The increase in student numbers for 2009 lends credence to the university’s argument, with 1959 extra students enrolled this year than at this time last year.

The tutorial cutbacks have been greeted with anger and disappointment by a number of students concerned that the quality of their education had been compromised, though Pro-Vice Chancellor of Humanities, Deborah Wills, head of a faculty riddled with tute cuts, believed that the university still offered valuable education.

“We are still providing the same standard of education as in previous years. The opportunity to interact with other students and with staff about the content of a course is a key learning opportunity that the University values highly,” Pro-Vice Chancellor Willis said.

“The Faculty of Humanities and Social Sciences has been reviewing how best to allocate its budget appropriately across all schools. In some areas budgets have been reviewed and there has been some changes to the frequency of some tutorials in some courses. In doing this, attention has been paid to the overall opportunity for interaction in the courses. The University is always looking for new ways for students to engage with staff and with their course work. Tutorials are not the only way to provide interaction between students and staff. Each programme has different ways of ensuring that there is an opportunity to interact at different stages during each course.”

Students in a number of classes were encouraged to take advantage of a number of auxiliary support services, such as the Student Learning Support Service (SLSS) and the popular PASS classes.

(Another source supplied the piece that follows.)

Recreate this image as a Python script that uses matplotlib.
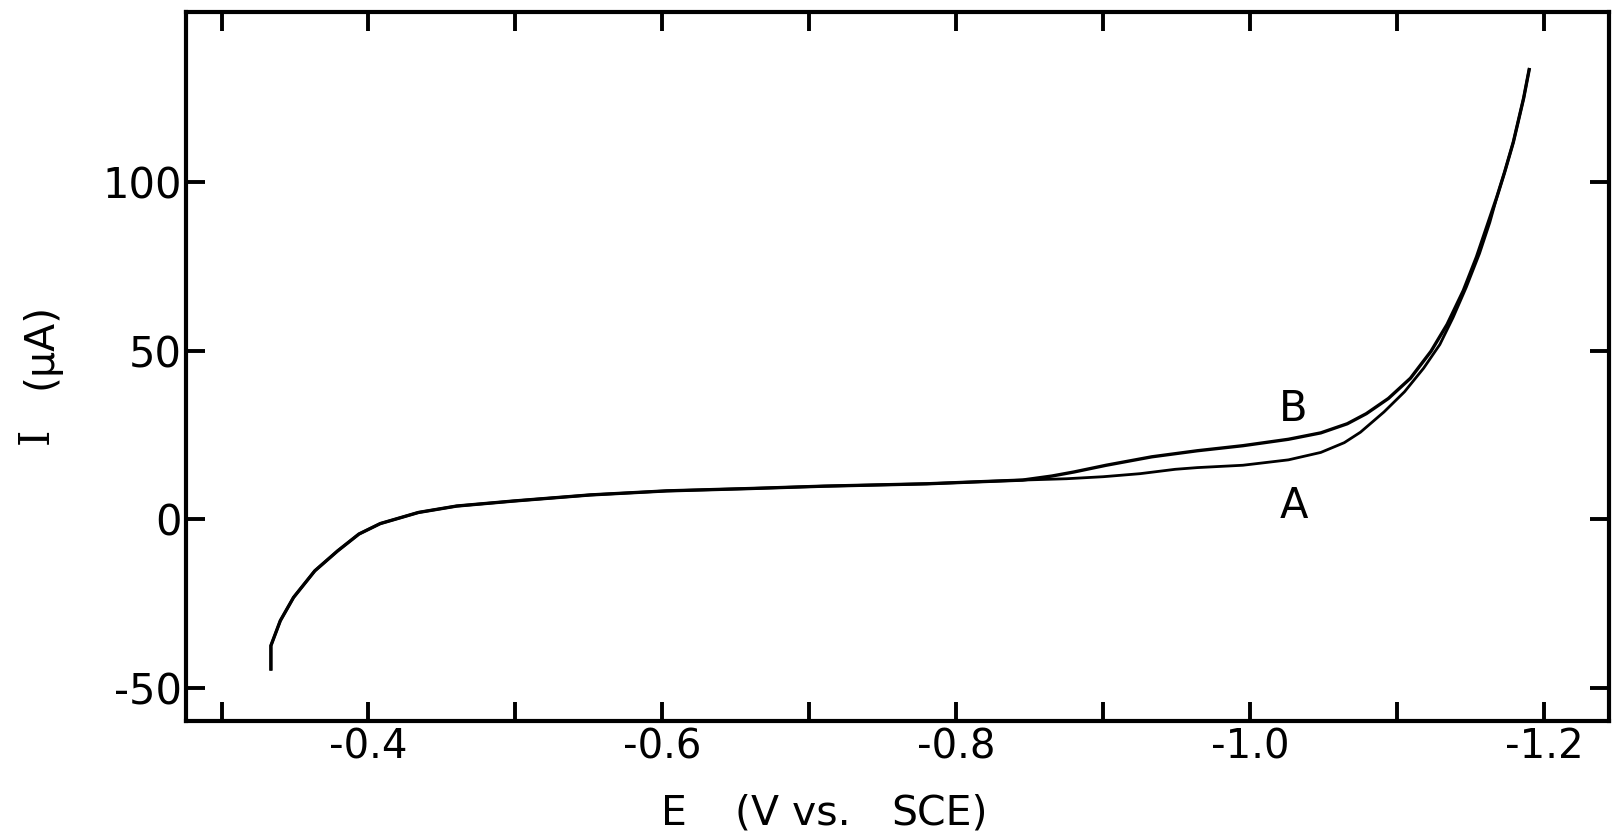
import numpy as np
import matplotlib
matplotlib.use('Agg')
import matplotlib.pyplot as plt
from matplotlib.ticker import FixedLocator

plt.rcParams['font.family'] = ['DejaVu Sans']
plt.rcParams['axes.unicode_minus'] = False

# shared part of the two sweeps (E in V vs SCE, I in uA)
common_E = [-0.3336, -0.3336, -0.340, -0.349, -0.3635, -0.379, -0.3935, -0.408,
            -0.434, -0.460, -0.499, -0.551, -0.603, -0.660, -0.71, -0.78, -0.815, -0.845]
common_I = [-44.9, -37.5, -30.1, -23.2, -15.3, -9.4, -4.4, -1.3,
            2.0, 3.9, 5.4, 7.2, 8.4, 9.1, 9.8, 10.5, 11.1, 11.6]

# curve B (upper) after the split
tailB_E = [-0.865, -0.880, -0.902, -0.933, -0.964, -0.995, -1.026, -1.048, -1.066, -1.079,
           -1.094, -1.109, -1.123, -1.134, -1.145, -1.154, -1.161]
tailB_I = [12.8, 14.0, 16.0, 18.5, 20.3, 21.8, 23.7, 25.6, 28.3, 31.3,
           35.8, 41.8, 49.8, 57.8, 67.8, 77.8, 86.8]

# curve A (lower) after the split
tailA_E = [-0.875, -0.900, -0.925, -0.949, -0.964, -0.995, -1.026, -1.048, -1.064, -1.075,
           -1.091, -1.105, -1.118, -1.129, -1.138, -1.147, -1.156, -1.163]
tailA_I = [12.0, 12.6, 13.5, 14.8, 15.3, 16.0, 17.6, 19.8, 22.7, 25.8,
           31.8, 37.8, 44.8, 51.8, 59.8, 68.8, 78.8, 88.0]

# where both curves run together again at the top
top_E = [-1.168, -1.173, -1.179, -1.186, -1.190]
top_I = [95.8, 102.8, 111.8, 124.8, 133.8]

x_major = [-0.4, -0.6, -0.8, -1.0, -1.2]
x_labels = ['-0.4', '-0.6', '-0.8', '-1.0', '-1.2']
x_minor = [-0.3, -0.5, -0.7, -0.9, -1.1]
y_ticks = [100, 50, 0, -50]
y_labels = ['100', '50', '0', '-50']

EB = common_E + tailB_E + top_E
IB = common_I + tailB_I + top_I
EA = common_E + tailA_E + top_E
IA = common_I + tailA_I + top_I

W, H = 1614, 835
fig = plt.figure(figsize=(W / 100, H / 100), dpi=100)
ax = fig.add_axes([0.1154, 0.1371, 0.8814, 0.8481])

ax.plot(EA, IA, color='black', lw=2.0, solid_capstyle='butt')
ax.plot(EB, IB, color='black', lw=2.4, solid_capstyle='butt')

ax.set_xlim(-0.276, -1.244)
ax.set_ylim(-59.7, 150.3)

ax.xaxis.set_major_locator(FixedLocator(x_major))
ax.xaxis.set_minor_locator(FixedLocator(x_minor))
ax.set_xticklabels(x_labels)
ax.yaxis.set_major_locator(FixedLocator(y_ticks))
ax.set_yticklabels(y_labels)

for s in ax.spines.values():
    s.set_linewidth(3.0)

ax.tick_params(which='both', direction='in', length=14, width=2.8,
               top=True, right=True, bottom=True, left=True)
ax.tick_params(axis='x', which='major', labelsize=29, pad=5)
ax.tick_params(axis='y', which='major', labelsize=30, pad=3)

ax.text(-1.029, 32.7, 'B', fontsize=30, ha='center', va='center')
ax.text(-1.030, 3.9, 'A', fontsize=30, ha='center', va='center')

# x label, spaced like the original lettering
base = 1 - 825 / H
fig.text(674 / W, base, 'E', fontsize=29.5, ha='center', va='baseline')
fig.text(735 / W, base, '(V vs.', fontsize=29.5, ha='left', va='baseline')
fig.text(940 / W, base, 'SCE)', fontsize=29.5, ha='center', va='baseline')

# y label
fig.text(36 / W, 1 - 436 / H, 'I', fontsize=30, family='DejaVu Serif',
         rotation=90, ha='center', va='center')
fig.text(40 / W, 1 - 346 / H, '(µA)', fontsize=29.5, rotation=90,
         ha='center', va='center')

fig.savefig('out.png', dpi=100)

When asked whether the University would be offering extra support to these services in light of likely increase in demand, Pro-Vice Chancellor Willis was conscious of the high demand potential but refused to say whether the university would offer anything extra.

“Over the last few years we have strongly advocated that all courses promote SLSS, especially to first year classes. The numbers of students SLSS work with is not necessarily connected to how many tutorials are held for each course,” she said.

“The University will of course monitor the levels of students using SLSS throughout the year.”

The cutbacks were not exclusive to Victoria, with tertiary education providers nationwide feeling the pinch of the recession.

The University of Waikato’s teaching departments have been ordered to slice spending in the wake of a $20M fall in revenue.

University of Waikato Students’ Association President Pene Delaney told Salient that while he had received numerous complaints from students regarding similar class cutbacks, he appreciated the difficulty the university was in.

“I can see why [the University] has announced the cuts, we need at least another 2800 students to maintain current spending,” said Delaney.

Massey Albany Students’ Association President Rawa Karetai said that while Massey Albany had not endured cutbacks on the same level as Victoria, an increase in student numbers had lead to congestion in some classes. “Massey Albany hasn’t had many cuts with the number of classes, or changed the way classes are arranged that we know of, it certainly doesn’t appear that way from a timetabling point of view,” Karetai said.

“Massey Albany’s teaching rooms are heavily scheduled between the hours of 9–10am and 4–5pm every day (with the exception of Fridays to be honest, the afternoons of which are avoided like the plague).”

In spite of the uproar at Victoria, budget levels are expected to be maintained at current levels for the foreseeable future.